I don't think that is right. An action must be balanced by a reaction, so if we visualise a flexible arm/cable/hanger/pad as a simple spring, irrespective of the stiffness of the spring all else being equal the force on the other end of the spring should not be affected by the stiffness of the spring.
What a weak spring in the system will do, is to cause your lever to bottom out at the bars before you can exert the same force on the lever/rim. I think flex in the brake caliper arms is seldom if ever the chief culprit of that being allowed to happen.
You can test my proposition, perhaps, by watching how much farther you can pull the lever after the pads have just made contact with the rim. It will be quite a lot, and I believe mostly due to cable outer compression, usually.
Do brake pads compress to any significant degree? If so do some brands compress less than others?
Such compression would give the same effect - calliper arms moving when everything else is supposedly fixed.
Indeed everything in the brake system flex/compress, to a certain degree.
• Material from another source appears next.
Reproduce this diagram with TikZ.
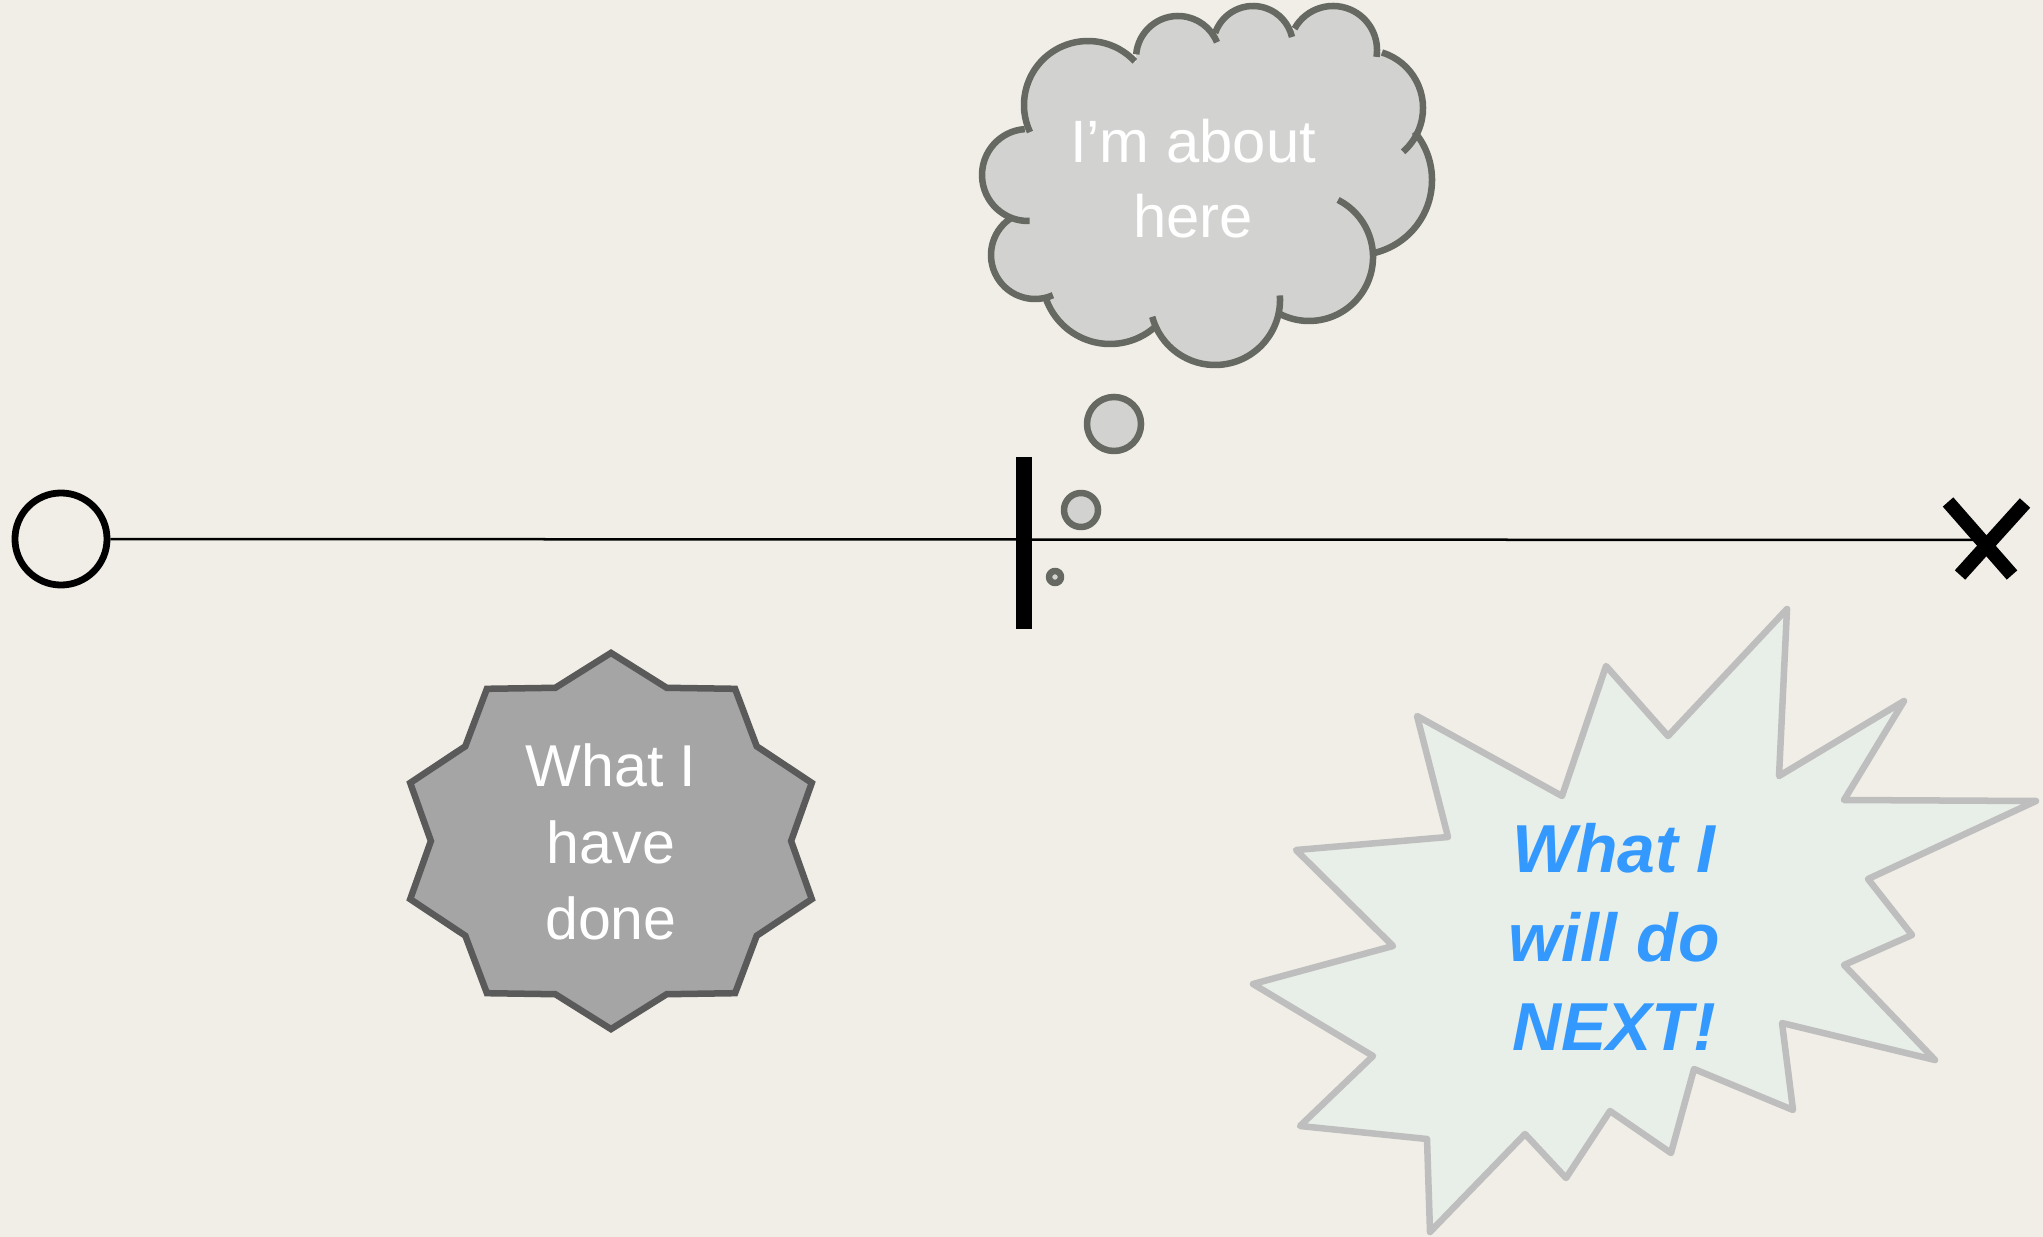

In fact this is what gives a brake system modulation - if you have a brake system where everything is rock hard and incompressible then the brake will act like an on-off switch, not exactly what one wants. The other extreme is allowing lever bottoming out at the bars, also not what one wants either. What one wants is a progressive application of braking force as you pull the levers, with the levers never bottoming out even as you pull as hard as you can - this is achieved by a balance of system compressibility and system MA.
If system MA is too large, a lot of travel at the lever will deliver only a tiny amount of movement at the pads - so while the rim may be gripped by a powerful force the system is not fault tolerant in terms of wheel trueness, pad wear and cabling compressibility, your lever will bottom out easily before the pads can do their work.
If the system MA is too small, your levers are unlikely to bottom out, but you can pull as hard on the levers as you like and the force of the pads on the rim will still be puny, due to inadequate leverage of the force your hand applies to the lever.
I don't know about bending brake callipers, but I had one bike where I could flex the seat stays by applying the brakes hard!
As I mentioned above every action must be balanced by a reaction. If you have a powerful V brake with bosses on long thin seat stays then the stays will have to resist the force on the pads, exerted at ~6x how hard you can pull the levers. The longer the distance between the brake bosses and seat stay end supports, the more flex of the stays at the bosses will be, since the deflection of a simple cantilever is proportional to the cube of the distance to its end supports.